• _Stated problem_
Set the lines down again exactly, first line through the line that contains "y_ticks = [0, 20, 40]", with no pictures.

• _Supplied material_
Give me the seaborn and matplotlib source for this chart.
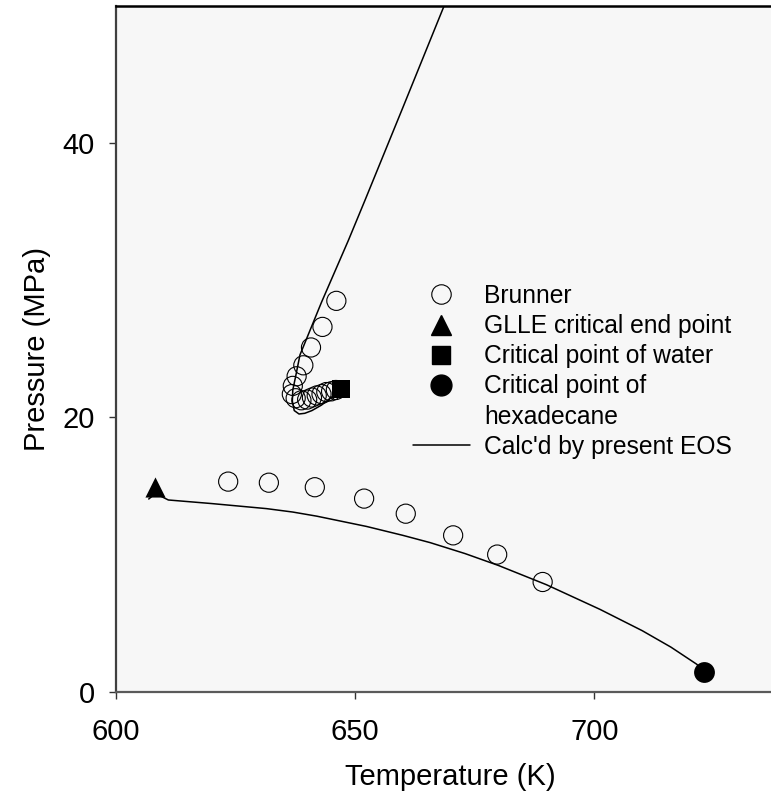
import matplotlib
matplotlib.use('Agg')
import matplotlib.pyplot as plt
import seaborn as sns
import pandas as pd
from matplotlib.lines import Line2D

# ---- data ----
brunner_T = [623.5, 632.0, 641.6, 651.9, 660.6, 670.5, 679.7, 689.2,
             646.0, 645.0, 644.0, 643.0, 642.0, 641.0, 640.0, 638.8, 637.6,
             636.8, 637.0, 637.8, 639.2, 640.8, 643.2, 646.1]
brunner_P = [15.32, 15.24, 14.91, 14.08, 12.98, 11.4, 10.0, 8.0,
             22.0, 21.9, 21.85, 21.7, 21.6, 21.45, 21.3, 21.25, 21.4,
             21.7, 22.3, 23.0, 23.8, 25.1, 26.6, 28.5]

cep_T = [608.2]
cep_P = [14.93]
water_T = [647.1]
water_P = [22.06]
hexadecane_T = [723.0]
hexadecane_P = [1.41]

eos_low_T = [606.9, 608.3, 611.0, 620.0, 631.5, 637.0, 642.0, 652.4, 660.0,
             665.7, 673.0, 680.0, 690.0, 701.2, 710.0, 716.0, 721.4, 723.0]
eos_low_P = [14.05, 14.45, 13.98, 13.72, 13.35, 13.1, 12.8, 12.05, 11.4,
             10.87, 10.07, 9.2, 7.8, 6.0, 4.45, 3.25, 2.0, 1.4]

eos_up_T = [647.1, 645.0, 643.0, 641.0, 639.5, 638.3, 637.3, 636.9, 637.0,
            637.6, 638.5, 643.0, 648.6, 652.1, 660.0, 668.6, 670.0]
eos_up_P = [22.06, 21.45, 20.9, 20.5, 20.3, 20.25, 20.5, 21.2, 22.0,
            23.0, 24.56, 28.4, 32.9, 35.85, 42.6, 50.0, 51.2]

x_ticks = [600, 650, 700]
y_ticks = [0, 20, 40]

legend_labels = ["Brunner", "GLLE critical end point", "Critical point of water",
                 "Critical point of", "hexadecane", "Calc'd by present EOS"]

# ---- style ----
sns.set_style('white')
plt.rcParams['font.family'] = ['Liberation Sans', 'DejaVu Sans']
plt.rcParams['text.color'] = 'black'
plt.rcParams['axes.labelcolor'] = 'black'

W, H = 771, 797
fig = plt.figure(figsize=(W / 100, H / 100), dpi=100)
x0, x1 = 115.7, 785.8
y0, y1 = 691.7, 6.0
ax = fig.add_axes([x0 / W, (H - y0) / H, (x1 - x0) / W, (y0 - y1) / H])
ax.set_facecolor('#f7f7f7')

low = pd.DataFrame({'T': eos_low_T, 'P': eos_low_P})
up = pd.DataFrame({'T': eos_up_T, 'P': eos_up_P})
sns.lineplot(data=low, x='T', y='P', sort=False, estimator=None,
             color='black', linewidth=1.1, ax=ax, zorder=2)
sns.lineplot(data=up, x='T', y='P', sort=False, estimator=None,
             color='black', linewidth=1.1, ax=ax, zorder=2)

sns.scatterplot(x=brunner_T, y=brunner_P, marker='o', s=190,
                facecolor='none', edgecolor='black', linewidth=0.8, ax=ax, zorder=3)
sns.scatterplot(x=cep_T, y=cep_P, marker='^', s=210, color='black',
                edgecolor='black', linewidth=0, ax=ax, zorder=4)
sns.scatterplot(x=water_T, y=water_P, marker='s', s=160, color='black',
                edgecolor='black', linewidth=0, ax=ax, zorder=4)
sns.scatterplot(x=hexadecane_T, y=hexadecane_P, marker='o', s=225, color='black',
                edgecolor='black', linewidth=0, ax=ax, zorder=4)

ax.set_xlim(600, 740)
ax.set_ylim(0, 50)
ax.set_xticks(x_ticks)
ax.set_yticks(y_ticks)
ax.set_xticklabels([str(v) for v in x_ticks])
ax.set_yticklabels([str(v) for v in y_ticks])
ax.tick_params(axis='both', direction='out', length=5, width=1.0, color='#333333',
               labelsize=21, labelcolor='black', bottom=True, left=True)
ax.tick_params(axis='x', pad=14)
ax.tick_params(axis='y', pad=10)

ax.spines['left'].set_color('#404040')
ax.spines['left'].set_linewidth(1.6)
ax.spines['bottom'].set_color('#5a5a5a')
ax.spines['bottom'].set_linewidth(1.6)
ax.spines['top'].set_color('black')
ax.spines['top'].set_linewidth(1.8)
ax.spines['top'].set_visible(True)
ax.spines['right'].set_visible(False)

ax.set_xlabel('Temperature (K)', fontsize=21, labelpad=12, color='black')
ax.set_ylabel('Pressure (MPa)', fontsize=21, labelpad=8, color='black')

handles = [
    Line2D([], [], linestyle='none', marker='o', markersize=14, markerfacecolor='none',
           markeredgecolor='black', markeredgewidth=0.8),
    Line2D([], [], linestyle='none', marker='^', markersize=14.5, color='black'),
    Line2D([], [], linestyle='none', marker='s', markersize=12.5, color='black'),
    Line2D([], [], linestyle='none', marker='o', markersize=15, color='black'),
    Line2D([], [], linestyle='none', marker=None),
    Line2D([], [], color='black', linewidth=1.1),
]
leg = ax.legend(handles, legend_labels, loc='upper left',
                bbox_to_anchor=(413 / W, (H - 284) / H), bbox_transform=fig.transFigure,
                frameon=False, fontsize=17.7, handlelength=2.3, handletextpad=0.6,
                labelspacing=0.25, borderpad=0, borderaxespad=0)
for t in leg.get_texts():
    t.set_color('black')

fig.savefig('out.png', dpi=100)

• _Answer for the task_
Give me the seaborn and matplotlib source for this chart.
import matplotlib
matplotlib.use('Agg')
import matplotlib.pyplot as plt
import seaborn as sns
import pandas as pd
from matplotlib.lines import Line2D

# ---- data ----
brunner_T = [623.5, 632.0, 641.6, 651.9, 660.6, 670.5, 679.7, 689.2,
             646.0, 645.0, 644.0, 643.0, 642.0, 641.0, 640.0, 638.8, 637.6,
             636.8, 637.0, 637.8, 639.2, 640.8, 643.2, 646.1]
brunner_P = [15.32, 15.24, 14.91, 14.08, 12.98, 11.4, 10.0, 8.0,
             22.0, 21.9, 21.85, 21.7, 21.6, 21.45, 21.3, 21.25, 21.4,
             21.7, 22.3, 23.0, 23.8, 25.1, 26.6, 28.5]

cep_T = [608.2]
cep_P = [14.93]
water_T = [647.1]
water_P = [22.06]
hexadecane_T = [723.0]
hexadecane_P = [1.41]

eos_low_T = [606.9, 608.3, 611.0, 620.0, 631.5, 637.0, 642.0, 652.4, 660.0,
             665.7, 673.0, 680.0, 690.0, 701.2, 710.0, 716.0, 721.4, 723.0]
eos_low_P = [14.05, 14.45, 13.98, 13.72, 13.35, 13.1, 12.8, 12.05, 11.4,
             10.87, 10.07, 9.2, 7.8, 6.0, 4.45, 3.25, 2.0, 1.4]

eos_up_T = [647.1, 645.0, 643.0, 641.0, 639.5, 638.3, 637.3, 636.9, 637.0,
            637.6, 638.5, 643.0, 648.6, 652.1, 660.0, 668.6, 670.0]
eos_up_P = [22.06, 21.45, 20.9, 20.5, 20.3, 20.25, 20.5, 21.2, 22.0,
            23.0, 24.56, 28.4, 32.9, 35.85, 42.6, 50.0, 51.2]

x_ticks = [600, 650, 700]
y_ticks = [0, 20, 40]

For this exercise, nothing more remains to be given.